One thing to consider is choice. Historically women didn’t have the ability to avoid having children short of abstinence, and even that wasn’t a given in a culture where marriage isn’t voluntary, marital rape is legal, education limited, and you’ve had religious indoctrination saying it’s a sin your entire life. Men didn’t have the risk of dying in childbirth, but had the rest to varying degrees (e.g. stories about wives pleading for children with men who in the modern world would be recognized as queer).

Now that people have choice, the technology to implement their decision, and a huge financial swing (children are expenses rather than cheap labor and your retirement plan) that historical baseline is increasingly irrelevant.

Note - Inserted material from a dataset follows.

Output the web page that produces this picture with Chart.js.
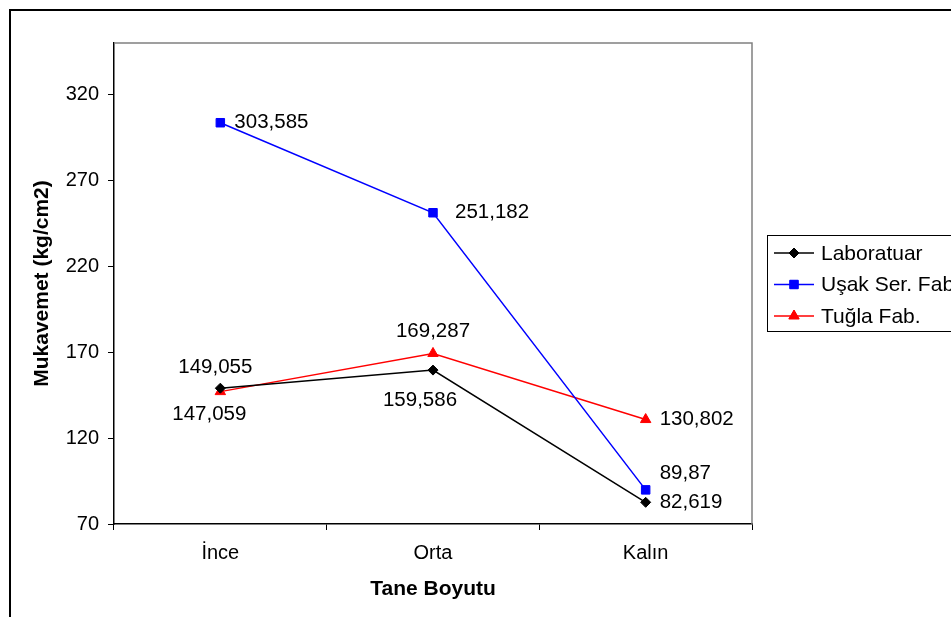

> I think that if I were a woman that I would personally choose career or personal life first before having children, all other things in my life held equal. I have a lot invested in those things, they're here and tangible, and they bring me joy

And then you're 35/40 and pregnancy, let alone more than one is way more complicated.


"Media says that it's the economy, but I've never once believed that to be the leading factor. People had babies when they didn't have fresh food, running water, or even homes. Certainly far worse lives than we have today."

Historically, women didn't have bodily autonomy, had lower education and when those two points have not applied (recent history) there has been hope of an improvement around the corner.

Women now have bodily autonomy, have higher education, and many people today only see a downward trajectory economically speaking.